Guardian Careers and for discussion and debate on writing CVs see

What should be included in a CV?

There are no strict rules about what should be covered, but, as a general guide, your CV needs to include:

Personal details

Name, address, contact details. It is up to you whether you include more information such as your age, nationality, marital status etc. It is not essential.

Your personal profile

Five to seven high impact statements that describe you. Don't be shy about this. Spark the readers' interest. Be bold, confident and positive about yourself. This is your chance to sell your particular qualities for the job. Include your skills and the qualities that you believe make you right for the job.


Use high impact statements about your achievements. These should back up your personal profile. Not all achievements need to be work based: you may have some outside interests or 'life skills' which are impressive and which relate strongly what an employer is looking for. Employers often look for evidence of a rounded person, not just necessarily workplace skills and responsibilities. The following links will give you suggestions and approaches.

The following article on Monster may be aimed at sales but it will give you an insight into why listing achievements is important.

By listing the skills you have, an employer can quickly see what you offer to them. List skills appropriate for the role you are applying to. These could include problem-solving or analytical skills, planning and organisational skills and ICT skills. For further explanation of the importance and use of skills in a CV see the article from

Experience and Education
This part of the CV depends on what job you are applying for and your career stage. If you have been working for a while, employment goes first. If this is the start of your career, educational achievement takes precedence.

Career history
Employers will want to see your past experience. When listing your jobs, start with the present or most recent job and work backwards. Include detail about the current job, but be brief about jobs which are totally different or a long time ago.

Hobbies and interests
Some employers like to hear about hobbies and interests, but they should be relevant to the job you are applying for or add to the general picture of you.

Additional Information
If you need to add anything that may be relevant, such as a career break or a gap in your employment history that is not covered elsewhere, you could include it here.
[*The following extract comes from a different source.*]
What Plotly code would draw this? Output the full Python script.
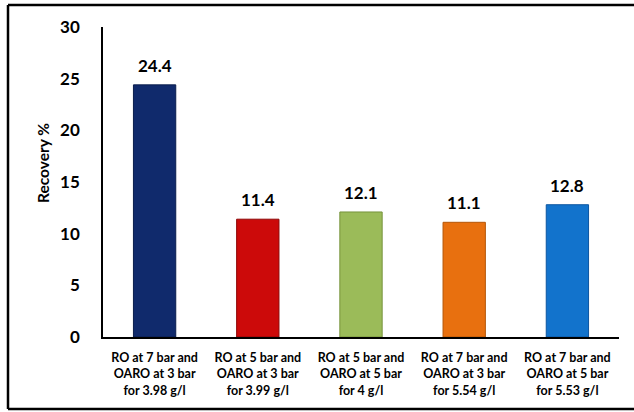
import plotly.graph_objects as go

categories = [
    "RO at 7 bar and<br>OARO at 3 bar<br>for 3.98 g/l",
    "RO at 5 bar and<br>OARO at 3 bar<br>for 3.99 g/l",
    "RO at 5 bar and<br>OARO at 5 bar<br>for 4 g/l",
    "RO at 7 bar and<br>OARO at 3 bar<br>for 5.54 g/l",
    "RO at 7 bar and<br>OARO at 5 bar<br>for 5.53 g/l",
]
recovery = [24.4, 11.4, 12.1, 11.1, 12.8]
bar_colors = ["#102A6C", "#CC0A0A", "#9BBB59", "#E8700F", "#1273CC"]
edge_colors = ["#0A1D4C", "#8E0606", "#76933C", "#B45608", "#0C56A0"]
y_ticks = [0, 5, 10, 15, 20, 25, 30]

W, H = 634, 412
M_L, M_R, M_T, M_B = 103, 15, 27, 75
PW, PH = W - M_L - M_R, H - M_T - M_B


def px_x(p):
    return (p - M_L) / PW


def px_y(p):
    return (H - M_B - p) / PH


FONT = "Lato, Carlito, sans-serif"

fig = go.Figure(
    go.Bar(
        x=categories,
        y=recovery,
        marker=dict(color=bar_colors, line=dict(color=edge_colors, width=1)),
        width=0.41,
        hoverinfo="x+y",
    )
)

# value labels above each bar
for c, v in zip(categories, recovery):
    fig.add_annotation(
        x=c, y=v, text=f"<b>{v}</b>", showarrow=False,
        yanchor="bottom", yshift=7,
        font=dict(family=FONT, size=17, color="#000000"),
    )

# y-axis title
fig.add_annotation(
    xref="paper", yref="paper",
    x=px_x(43), y=px_y(163),
    text="<b>Recovery %</b>", textangle=-90, showarrow=False,
    xanchor="center", yanchor="middle",
    font=dict(family=FONT, size=15.5, color="#000000"),
)

# outer frame: left, top and bottom edges
frame = dict(color="#000000", width=2.5)
fig.add_shape(type="line", xref="paper", yref="paper",
              x0=px_x(8), x1=px_x(8), y0=px_y(409), y1=px_y(5), line=frame)
fig.add_shape(type="line", xref="paper", yref="paper",
              x0=px_x(8), x1=px_x(W), y0=px_y(5), y1=px_y(5), line=frame)
fig.add_shape(type="line", xref="paper", yref="paper",
              x0=px_x(8), x1=px_x(W), y0=px_y(409), y1=px_y(409), line=frame)

fig.update_layout(
    width=W, height=H,
    margin=dict(l=M_L, r=M_R, t=M_T, b=M_B),
    paper_bgcolor="#FFFFFF", plot_bgcolor="#FFFFFF",
    showlegend=False,
    bargap=0.59,
    font=dict(family=FONT, color="#000000"),
)
fig.update_xaxes(
    showline=True, linecolor="#000000", linewidth=2,
    showgrid=False, ticks="",
    tickfont=dict(family=FONT, size=12.5, color="#000000"),
    ticklabelstandoff=8,
    tickvals=categories,
    ticktext=[f"<b>{c}</b>" for c in categories],
)
fig.update_yaxes(
    range=[0, 30], tickvals=y_ticks,
    ticktext=[f"<b>{t}</b>" for t in y_ticks],
    showline=True, linecolor="#000000", linewidth=1.5,
    showgrid=False, zeroline=False, ticks="",
    ticklabelstandoff=18,
    tickfont=dict(family=FONT, size=17, color="#000000"),
)

fig.write_html("out.html", config={"displayModeBar": False})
You should state that references are available, with at least one work related, although you don't have to list them on the CV. If you haven't worked for a while use someone responsible who knows you, but whoever you choose, don't forget to ask them first and make sure their contact details are correct.

Be Honest
Sounds obvious, but surveys have shown a high proportion of CV's are embellished or distorted with items or statements which are untrue in an attempt to make the applicant look better than they are. Whilst you are in the job of selling your skills as hard as you can, do not add something which is wrong or you cannot substantiate.Good employers will check your claims.


First impressions count
Good presentation is a must if you want to impress.  Use a word processor. Never handwrite a CV. Always check for spelling and grammar. Use spell check or a dictionary when in doubt and always, always get someone else to check it.

Think about how it will look. Clean and crisp always wins. Use 12 point type and a clear font. Use just one style and one font throughout and keep the layout simple. Don't use bold or highlights everywhere. This may work for headings, but not for the detailed bits.

Print on A4 white or cream paper and use the best quality paper you can. Always send new original copies. Never send photocopies.

Be positive
Use a positive tone and words. Use 'doing' words like 'managed' 'improved' etc when describing yourself.

Don't include a photograph of yourself unless specifically asked to do so. If you are asked send a professionally taken one, not one of you on the beach on holiday.

Keep a copy
To be consistent you may need to refer back to it at a later date.

The CV Letter
All CVs should be accompanied by a letter. Its purpose is to make sure the CV arrives on the desk of the right person and they read it. It does not have to be long. Ensure the skills, qualities and attributes that make you right for the job are mentioned briefly. Use good quality paper and draw the attention of the reader to the fact that you fit their requirement exactly.